◆ **Available records**
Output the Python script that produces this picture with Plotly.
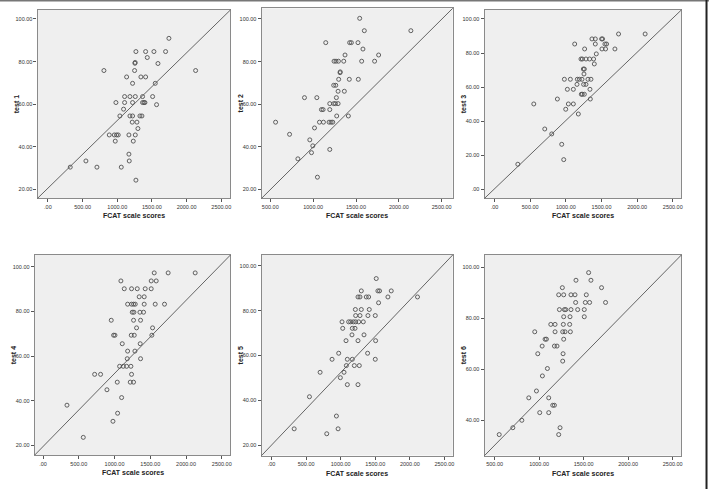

---

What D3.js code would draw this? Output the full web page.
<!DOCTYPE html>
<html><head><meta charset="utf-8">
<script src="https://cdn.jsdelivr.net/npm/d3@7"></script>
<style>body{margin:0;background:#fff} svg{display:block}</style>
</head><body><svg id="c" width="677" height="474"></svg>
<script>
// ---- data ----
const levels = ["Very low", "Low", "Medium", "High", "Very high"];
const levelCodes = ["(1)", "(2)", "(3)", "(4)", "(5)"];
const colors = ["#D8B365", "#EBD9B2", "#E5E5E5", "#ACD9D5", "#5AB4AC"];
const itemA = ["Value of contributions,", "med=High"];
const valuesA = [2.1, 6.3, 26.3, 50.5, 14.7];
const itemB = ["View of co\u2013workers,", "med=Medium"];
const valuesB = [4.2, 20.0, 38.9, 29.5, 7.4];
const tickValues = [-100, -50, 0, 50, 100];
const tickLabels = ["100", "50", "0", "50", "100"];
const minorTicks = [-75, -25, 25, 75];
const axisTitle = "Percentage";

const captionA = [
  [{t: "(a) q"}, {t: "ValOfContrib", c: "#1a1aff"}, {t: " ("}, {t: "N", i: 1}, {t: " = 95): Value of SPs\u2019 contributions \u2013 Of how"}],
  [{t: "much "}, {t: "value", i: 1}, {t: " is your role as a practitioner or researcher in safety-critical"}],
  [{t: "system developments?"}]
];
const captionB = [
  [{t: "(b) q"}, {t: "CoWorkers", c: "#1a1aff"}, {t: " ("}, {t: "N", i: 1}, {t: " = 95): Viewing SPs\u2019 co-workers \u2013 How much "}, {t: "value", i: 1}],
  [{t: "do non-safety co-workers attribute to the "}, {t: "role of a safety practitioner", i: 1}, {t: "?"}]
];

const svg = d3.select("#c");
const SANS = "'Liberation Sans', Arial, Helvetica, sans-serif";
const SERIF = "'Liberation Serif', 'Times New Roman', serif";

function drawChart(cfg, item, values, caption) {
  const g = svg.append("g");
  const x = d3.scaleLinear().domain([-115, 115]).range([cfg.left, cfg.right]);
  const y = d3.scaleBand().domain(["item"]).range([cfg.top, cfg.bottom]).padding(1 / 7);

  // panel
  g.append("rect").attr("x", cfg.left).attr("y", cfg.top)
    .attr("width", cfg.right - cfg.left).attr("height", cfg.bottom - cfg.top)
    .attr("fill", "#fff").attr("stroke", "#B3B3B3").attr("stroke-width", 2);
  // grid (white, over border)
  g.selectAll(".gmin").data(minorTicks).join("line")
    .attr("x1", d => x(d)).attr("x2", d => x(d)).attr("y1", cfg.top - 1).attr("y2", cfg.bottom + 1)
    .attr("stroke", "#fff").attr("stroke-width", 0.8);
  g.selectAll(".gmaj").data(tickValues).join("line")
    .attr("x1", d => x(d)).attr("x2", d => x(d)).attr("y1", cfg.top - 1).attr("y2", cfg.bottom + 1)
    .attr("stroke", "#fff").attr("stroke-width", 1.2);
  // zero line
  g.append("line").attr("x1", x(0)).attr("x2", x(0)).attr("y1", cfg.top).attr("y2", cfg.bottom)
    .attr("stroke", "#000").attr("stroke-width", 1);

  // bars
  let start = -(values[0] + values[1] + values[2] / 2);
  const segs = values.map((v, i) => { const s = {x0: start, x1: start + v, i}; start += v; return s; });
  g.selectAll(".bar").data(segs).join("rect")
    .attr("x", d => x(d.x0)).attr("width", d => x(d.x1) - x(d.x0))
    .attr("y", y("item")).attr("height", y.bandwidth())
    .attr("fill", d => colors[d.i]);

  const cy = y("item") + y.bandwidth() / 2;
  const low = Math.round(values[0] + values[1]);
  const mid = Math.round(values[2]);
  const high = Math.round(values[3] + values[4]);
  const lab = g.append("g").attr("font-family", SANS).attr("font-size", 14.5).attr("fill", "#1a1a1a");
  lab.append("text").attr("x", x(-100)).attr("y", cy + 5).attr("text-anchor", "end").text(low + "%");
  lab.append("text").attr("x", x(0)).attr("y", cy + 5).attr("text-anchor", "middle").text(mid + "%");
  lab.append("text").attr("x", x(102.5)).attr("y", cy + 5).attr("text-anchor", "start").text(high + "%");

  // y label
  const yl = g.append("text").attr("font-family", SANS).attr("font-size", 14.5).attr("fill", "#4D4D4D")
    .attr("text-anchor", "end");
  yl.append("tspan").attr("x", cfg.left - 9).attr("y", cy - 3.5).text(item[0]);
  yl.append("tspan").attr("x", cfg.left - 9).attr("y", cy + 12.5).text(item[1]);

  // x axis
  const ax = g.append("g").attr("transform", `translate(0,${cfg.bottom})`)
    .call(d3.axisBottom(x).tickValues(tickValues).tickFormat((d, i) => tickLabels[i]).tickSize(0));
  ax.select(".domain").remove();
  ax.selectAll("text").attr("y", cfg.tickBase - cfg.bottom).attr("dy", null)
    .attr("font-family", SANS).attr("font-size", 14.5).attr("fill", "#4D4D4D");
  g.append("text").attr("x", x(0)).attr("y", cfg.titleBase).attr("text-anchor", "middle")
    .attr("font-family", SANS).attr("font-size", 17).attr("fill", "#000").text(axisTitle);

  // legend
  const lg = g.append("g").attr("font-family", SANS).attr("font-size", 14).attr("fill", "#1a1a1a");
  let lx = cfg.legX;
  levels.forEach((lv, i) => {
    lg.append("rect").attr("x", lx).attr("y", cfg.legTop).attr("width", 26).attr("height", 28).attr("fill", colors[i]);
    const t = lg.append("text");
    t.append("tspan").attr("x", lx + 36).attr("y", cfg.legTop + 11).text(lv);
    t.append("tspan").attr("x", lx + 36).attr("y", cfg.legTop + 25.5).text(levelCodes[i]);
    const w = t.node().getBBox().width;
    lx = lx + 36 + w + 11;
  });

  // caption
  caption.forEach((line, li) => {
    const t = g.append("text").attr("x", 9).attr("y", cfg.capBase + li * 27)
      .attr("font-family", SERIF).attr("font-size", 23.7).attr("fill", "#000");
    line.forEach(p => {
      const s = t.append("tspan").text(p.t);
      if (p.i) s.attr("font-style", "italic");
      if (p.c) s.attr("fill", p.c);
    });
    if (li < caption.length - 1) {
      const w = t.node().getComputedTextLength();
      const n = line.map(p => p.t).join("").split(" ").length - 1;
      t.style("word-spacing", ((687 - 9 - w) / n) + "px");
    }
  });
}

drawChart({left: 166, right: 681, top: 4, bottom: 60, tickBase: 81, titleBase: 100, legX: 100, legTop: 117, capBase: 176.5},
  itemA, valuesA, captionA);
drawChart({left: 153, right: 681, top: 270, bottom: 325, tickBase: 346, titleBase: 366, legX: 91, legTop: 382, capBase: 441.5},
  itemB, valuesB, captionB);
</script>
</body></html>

◆ **Short exercise**
Nothing beyond the lines starting at the line containing "What D3.js code" and ending at the line containing "cfg.bottom]).padding(1 / 7);" is to be reproduced; reproduce those lines exactly, both ends included.

◆ **Result below**
What D3.js code would draw this? Output the full web page.
<!DOCTYPE html>
<html><head><meta charset="utf-8">
<script src="https://cdn.jsdelivr.net/npm/d3@7"></script>
<style>body{margin:0;background:#fff} svg{display:block}</style>
</head><body><svg id="c" width="677" height="474"></svg>
<script>
// ---- data ----
const levels = ["Very low", "Low", "Medium", "High", "Very high"];
const levelCodes = ["(1)", "(2)", "(3)", "(4)", "(5)"];
const colors = ["#D8B365", "#EBD9B2", "#E5E5E5", "#ACD9D5", "#5AB4AC"];
const itemA = ["Value of contributions,", "med=High"];
const valuesA = [2.1, 6.3, 26.3, 50.5, 14.7];
const itemB = ["View of co\u2013workers,", "med=Medium"];
const valuesB = [4.2, 20.0, 38.9, 29.5, 7.4];
const tickValues = [-100, -50, 0, 50, 100];
const tickLabels = ["100", "50", "0", "50", "100"];
const minorTicks = [-75, -25, 25, 75];
const axisTitle = "Percentage";

const captionA = [
  [{t: "(a) q"}, {t: "ValOfContrib", c: "#1a1aff"}, {t: " ("}, {t: "N", i: 1}, {t: " = 95): Value of SPs\u2019 contributions \u2013 Of how"}],
  [{t: "much "}, {t: "value", i: 1}, {t: " is your role as a practitioner or researcher in safety-critical"}],
  [{t: "system developments?"}]
];
const captionB = [
  [{t: "(b) q"}, {t: "CoWorkers", c: "#1a1aff"}, {t: " ("}, {t: "N", i: 1}, {t: " = 95): Viewing SPs\u2019 co-workers \u2013 How much "}, {t: "value", i: 1}],
  [{t: "do non-safety co-workers attribute to the "}, {t: "role of a safety practitioner", i: 1}, {t: "?"}]
];

const svg = d3.select("#c");
const SANS = "'Liberation Sans', Arial, Helvetica, sans-serif";
const SERIF = "'Liberation Serif', 'Times New Roman', serif";

function drawChart(cfg, item, values, caption) {
  const g = svg.append("g");
  const x = d3.scaleLinear().domain([-115, 115]).range([cfg.left, cfg.right]);
  const y = d3.scaleBand().domain(["item"]).range([cfg.top, cfg.bottom]).padding(1 / 7);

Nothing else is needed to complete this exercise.